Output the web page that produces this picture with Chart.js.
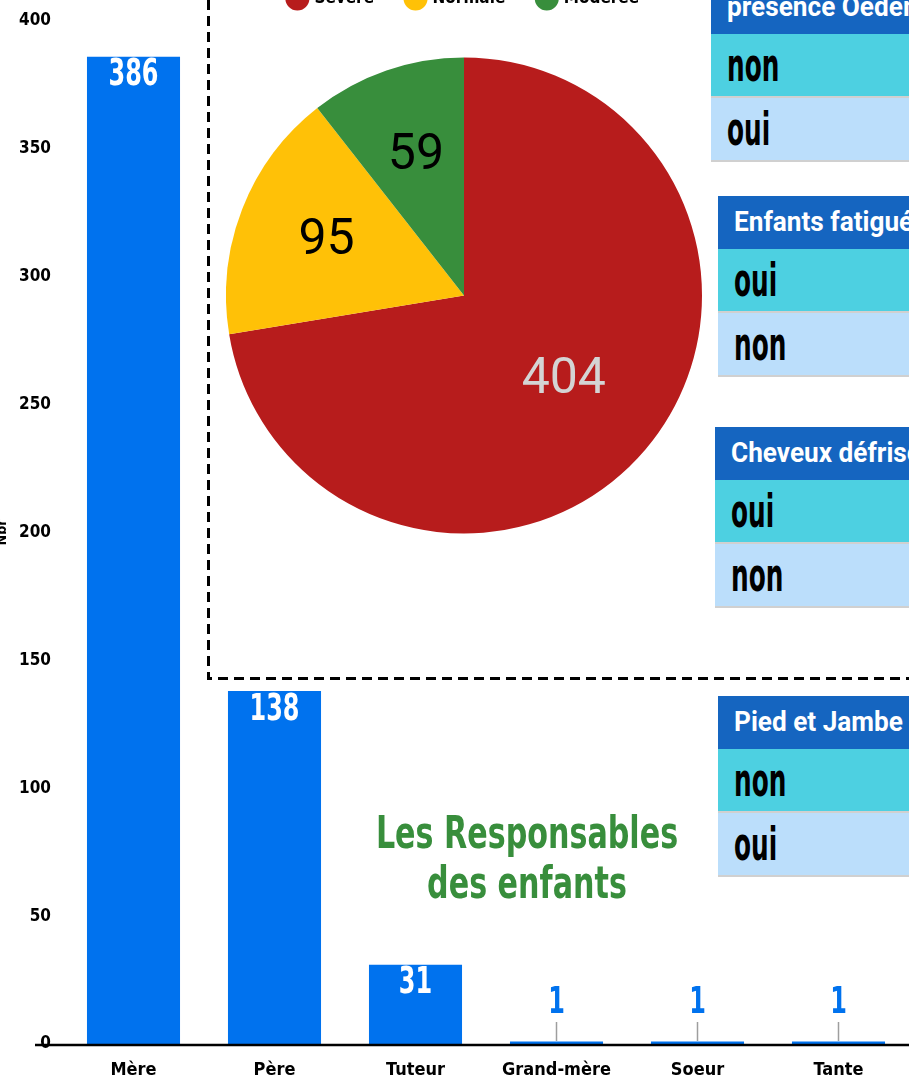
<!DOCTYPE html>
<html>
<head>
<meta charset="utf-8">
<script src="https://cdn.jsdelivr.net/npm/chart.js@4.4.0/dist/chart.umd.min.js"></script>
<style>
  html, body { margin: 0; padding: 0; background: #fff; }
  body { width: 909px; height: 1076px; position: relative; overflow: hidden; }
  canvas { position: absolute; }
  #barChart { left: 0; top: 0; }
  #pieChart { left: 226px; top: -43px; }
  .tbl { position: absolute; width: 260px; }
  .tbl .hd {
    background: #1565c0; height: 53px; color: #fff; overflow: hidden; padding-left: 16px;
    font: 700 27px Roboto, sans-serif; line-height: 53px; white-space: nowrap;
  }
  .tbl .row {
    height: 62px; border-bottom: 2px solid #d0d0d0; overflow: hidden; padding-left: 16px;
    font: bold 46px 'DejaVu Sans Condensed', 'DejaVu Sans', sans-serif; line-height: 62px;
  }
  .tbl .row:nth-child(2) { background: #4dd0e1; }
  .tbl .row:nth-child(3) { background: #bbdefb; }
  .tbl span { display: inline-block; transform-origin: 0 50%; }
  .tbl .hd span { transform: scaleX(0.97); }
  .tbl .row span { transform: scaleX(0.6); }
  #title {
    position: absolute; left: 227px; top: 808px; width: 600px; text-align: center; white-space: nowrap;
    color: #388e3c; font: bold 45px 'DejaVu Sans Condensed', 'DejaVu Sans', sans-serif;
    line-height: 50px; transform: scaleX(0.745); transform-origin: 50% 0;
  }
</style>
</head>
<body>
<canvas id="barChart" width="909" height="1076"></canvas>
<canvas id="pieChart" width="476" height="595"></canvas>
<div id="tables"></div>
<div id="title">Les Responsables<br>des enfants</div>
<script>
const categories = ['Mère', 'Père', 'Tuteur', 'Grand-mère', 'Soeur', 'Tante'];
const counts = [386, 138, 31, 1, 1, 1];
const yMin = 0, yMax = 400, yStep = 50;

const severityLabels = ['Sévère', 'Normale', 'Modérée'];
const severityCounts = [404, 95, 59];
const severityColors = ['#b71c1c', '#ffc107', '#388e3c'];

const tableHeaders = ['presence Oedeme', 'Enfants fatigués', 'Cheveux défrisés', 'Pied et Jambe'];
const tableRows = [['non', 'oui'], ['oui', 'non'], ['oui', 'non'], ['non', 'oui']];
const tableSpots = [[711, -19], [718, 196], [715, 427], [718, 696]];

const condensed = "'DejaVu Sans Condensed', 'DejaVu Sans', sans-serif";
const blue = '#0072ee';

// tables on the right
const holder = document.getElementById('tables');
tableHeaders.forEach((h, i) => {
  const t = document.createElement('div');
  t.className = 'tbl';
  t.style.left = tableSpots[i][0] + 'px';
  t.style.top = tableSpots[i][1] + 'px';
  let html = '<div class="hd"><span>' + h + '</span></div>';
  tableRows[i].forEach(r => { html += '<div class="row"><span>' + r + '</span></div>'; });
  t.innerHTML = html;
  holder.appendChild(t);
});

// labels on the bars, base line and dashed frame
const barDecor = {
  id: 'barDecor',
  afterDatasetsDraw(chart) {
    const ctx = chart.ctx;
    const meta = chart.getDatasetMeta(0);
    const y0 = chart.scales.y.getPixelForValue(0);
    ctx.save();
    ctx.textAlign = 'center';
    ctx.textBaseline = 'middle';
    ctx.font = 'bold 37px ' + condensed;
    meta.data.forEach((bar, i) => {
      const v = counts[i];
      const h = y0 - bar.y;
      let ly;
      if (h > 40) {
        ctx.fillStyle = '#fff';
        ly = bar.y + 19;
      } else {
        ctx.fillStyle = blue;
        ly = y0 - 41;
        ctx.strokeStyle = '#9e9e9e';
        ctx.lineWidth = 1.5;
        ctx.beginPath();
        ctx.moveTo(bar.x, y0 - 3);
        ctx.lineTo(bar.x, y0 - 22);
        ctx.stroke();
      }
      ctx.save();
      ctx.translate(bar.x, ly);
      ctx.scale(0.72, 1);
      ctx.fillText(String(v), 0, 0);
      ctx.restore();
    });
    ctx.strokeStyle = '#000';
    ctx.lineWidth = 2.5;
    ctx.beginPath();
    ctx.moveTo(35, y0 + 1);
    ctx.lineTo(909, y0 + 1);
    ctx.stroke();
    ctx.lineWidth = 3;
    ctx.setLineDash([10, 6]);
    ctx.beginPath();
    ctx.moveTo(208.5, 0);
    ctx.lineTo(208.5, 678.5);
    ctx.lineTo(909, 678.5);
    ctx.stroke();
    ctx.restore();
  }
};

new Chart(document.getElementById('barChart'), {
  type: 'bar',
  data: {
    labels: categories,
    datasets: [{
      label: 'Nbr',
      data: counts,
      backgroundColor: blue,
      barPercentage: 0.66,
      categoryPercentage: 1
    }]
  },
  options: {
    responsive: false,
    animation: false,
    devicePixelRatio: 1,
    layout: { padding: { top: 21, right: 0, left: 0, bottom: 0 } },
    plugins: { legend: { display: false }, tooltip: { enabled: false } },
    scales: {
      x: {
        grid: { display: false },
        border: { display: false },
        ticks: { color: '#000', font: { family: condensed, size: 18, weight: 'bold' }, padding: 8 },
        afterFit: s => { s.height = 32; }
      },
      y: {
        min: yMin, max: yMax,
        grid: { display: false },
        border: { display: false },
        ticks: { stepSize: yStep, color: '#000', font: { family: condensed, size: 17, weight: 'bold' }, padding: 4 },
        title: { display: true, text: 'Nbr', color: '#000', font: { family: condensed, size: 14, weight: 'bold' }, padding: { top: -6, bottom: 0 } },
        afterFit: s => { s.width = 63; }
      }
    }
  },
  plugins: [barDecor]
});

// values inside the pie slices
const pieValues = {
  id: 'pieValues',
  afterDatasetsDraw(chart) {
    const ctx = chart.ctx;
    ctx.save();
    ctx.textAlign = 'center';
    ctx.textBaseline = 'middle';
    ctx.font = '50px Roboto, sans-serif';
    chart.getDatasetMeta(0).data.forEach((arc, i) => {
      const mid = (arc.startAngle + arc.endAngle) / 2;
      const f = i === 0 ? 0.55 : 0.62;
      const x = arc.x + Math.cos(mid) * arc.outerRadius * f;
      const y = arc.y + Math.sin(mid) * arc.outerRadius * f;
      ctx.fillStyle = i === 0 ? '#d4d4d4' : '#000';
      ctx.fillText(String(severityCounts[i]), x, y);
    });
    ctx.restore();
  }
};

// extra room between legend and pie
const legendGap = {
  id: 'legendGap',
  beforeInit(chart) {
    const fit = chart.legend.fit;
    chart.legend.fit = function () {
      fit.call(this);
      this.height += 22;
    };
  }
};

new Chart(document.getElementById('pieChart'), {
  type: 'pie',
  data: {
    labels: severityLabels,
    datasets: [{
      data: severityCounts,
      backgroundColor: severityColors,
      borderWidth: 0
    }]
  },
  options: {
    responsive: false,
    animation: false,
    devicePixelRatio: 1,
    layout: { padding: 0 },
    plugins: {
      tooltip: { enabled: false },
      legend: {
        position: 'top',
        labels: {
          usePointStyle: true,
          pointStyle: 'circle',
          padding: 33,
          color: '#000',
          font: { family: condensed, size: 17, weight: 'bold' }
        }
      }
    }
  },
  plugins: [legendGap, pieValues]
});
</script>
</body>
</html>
▬▬▬▬▬▬
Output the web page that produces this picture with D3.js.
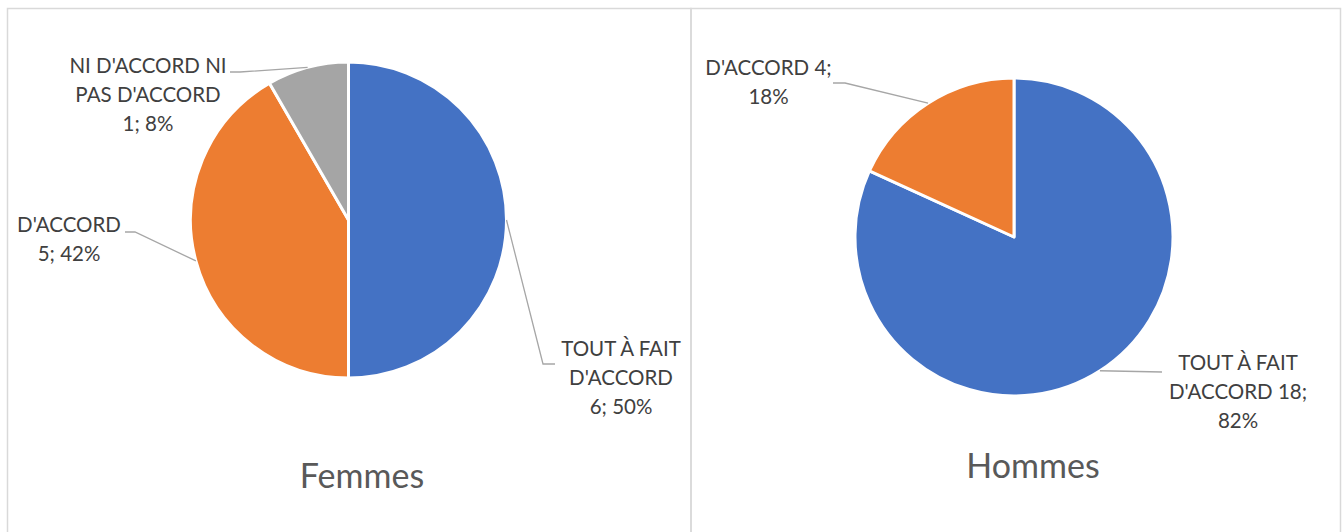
▬▬▬▬▬▬
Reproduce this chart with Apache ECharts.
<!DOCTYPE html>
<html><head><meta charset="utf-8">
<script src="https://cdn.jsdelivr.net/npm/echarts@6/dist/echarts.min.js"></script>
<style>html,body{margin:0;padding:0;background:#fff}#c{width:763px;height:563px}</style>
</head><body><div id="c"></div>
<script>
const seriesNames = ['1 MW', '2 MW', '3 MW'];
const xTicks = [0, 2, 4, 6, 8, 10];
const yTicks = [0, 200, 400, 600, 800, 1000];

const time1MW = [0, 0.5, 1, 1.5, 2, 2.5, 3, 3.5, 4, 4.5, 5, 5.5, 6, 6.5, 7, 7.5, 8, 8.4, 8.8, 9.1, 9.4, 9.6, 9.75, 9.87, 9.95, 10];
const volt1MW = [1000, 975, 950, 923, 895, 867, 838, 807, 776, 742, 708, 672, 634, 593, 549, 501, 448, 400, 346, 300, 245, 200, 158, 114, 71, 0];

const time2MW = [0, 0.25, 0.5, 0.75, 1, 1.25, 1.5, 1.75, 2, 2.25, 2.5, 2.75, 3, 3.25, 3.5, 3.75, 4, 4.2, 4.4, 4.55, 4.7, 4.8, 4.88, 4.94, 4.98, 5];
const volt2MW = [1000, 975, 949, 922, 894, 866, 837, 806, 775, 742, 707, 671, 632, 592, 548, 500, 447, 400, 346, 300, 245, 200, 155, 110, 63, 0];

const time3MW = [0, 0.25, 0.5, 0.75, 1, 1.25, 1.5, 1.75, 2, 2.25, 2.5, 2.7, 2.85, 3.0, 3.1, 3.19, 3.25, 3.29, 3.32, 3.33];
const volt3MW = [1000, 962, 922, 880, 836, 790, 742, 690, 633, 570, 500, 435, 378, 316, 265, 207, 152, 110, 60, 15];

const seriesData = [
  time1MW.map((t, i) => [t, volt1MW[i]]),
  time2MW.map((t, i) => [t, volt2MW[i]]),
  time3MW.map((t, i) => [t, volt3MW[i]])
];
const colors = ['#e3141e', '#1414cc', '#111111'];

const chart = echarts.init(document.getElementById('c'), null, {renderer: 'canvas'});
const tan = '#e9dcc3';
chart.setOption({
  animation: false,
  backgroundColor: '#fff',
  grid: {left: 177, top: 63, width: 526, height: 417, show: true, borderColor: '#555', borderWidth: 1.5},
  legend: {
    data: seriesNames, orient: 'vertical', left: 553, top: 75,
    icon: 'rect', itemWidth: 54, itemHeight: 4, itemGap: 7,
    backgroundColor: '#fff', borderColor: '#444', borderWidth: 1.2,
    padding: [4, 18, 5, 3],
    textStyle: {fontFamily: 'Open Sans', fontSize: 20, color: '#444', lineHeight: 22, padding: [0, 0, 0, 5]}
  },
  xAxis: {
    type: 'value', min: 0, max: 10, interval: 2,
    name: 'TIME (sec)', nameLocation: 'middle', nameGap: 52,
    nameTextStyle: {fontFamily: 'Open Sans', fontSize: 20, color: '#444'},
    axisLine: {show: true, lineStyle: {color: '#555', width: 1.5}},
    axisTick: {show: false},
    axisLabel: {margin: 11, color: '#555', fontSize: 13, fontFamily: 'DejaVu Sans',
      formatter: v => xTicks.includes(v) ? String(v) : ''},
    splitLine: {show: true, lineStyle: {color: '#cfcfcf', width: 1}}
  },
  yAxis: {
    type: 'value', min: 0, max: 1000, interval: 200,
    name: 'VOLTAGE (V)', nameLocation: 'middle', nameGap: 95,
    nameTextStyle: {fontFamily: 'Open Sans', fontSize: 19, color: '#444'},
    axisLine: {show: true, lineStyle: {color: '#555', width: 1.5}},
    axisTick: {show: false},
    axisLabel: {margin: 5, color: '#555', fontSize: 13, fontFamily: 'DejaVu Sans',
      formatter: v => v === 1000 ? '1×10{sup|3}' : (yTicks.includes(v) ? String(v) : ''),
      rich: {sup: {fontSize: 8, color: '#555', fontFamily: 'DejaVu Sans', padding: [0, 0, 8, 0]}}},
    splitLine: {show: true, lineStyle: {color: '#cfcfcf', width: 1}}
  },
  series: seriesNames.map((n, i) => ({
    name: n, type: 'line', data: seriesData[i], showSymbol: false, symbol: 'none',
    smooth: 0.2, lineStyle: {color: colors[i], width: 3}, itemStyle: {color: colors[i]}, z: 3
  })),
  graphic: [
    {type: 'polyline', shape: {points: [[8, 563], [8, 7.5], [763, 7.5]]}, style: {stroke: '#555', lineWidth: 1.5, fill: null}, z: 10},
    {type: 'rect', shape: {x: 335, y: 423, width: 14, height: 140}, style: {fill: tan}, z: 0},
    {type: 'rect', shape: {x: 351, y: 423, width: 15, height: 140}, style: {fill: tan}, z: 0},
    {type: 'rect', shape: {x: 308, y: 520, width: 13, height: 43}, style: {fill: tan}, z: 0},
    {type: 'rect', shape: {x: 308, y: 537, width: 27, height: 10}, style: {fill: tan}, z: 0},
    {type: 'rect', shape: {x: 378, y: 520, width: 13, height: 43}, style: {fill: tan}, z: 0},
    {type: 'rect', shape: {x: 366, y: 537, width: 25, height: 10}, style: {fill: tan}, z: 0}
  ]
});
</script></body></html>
▬▬▬▬▬▬
EXERCISE GOAL – Reproduce verbatim the lines above, from the line with "Reproduce this chart with Apache ECharts." through the line with "110, 60, 15];".

SOLUTION FOR THIS EXERCISE –
Reproduce this chart with Apache ECharts.
<!DOCTYPE html>
<html><head><meta charset="utf-8">
<script src="https://cdn.jsdelivr.net/npm/echarts@6/dist/echarts.min.js"></script>
<style>html,body{margin:0;padding:0;background:#fff}#c{width:763px;height:563px}</style>
</head><body><div id="c"></div>
<script>
const seriesNames = ['1 MW', '2 MW', '3 MW'];
const xTicks = [0, 2, 4, 6, 8, 10];
const yTicks = [0, 200, 400, 600, 800, 1000];

const time1MW = [0, 0.5, 1, 1.5, 2, 2.5, 3, 3.5, 4, 4.5, 5, 5.5, 6, 6.5, 7, 7.5, 8, 8.4, 8.8, 9.1, 9.4, 9.6, 9.75, 9.87, 9.95, 10];
const volt1MW = [1000, 975, 950, 923, 895, 867, 838, 807, 776, 742, 708, 672, 634, 593, 549, 501, 448, 400, 346, 300, 245, 200, 158, 114, 71, 0];

const time2MW = [0, 0.25, 0.5, 0.75, 1, 1.25, 1.5, 1.75, 2, 2.25, 2.5, 2.75, 3, 3.25, 3.5, 3.75, 4, 4.2, 4.4, 4.55, 4.7, 4.8, 4.88, 4.94, 4.98, 5];
const volt2MW = [1000, 975, 949, 922, 894, 866, 837, 806, 775, 742, 707, 671, 632, 592, 548, 500, 447, 400, 346, 300, 245, 200, 155, 110, 63, 0];

const time3MW = [0, 0.25, 0.5, 0.75, 1, 1.25, 1.5, 1.75, 2, 2.25, 2.5, 2.7, 2.85, 3.0, 3.1, 3.19, 3.25, 3.29, 3.32, 3.33];
const volt3MW = [1000, 962, 922, 880, 836, 790, 742, 690, 633, 570, 500, 435, 378, 316, 265, 207, 152, 110, 60, 15];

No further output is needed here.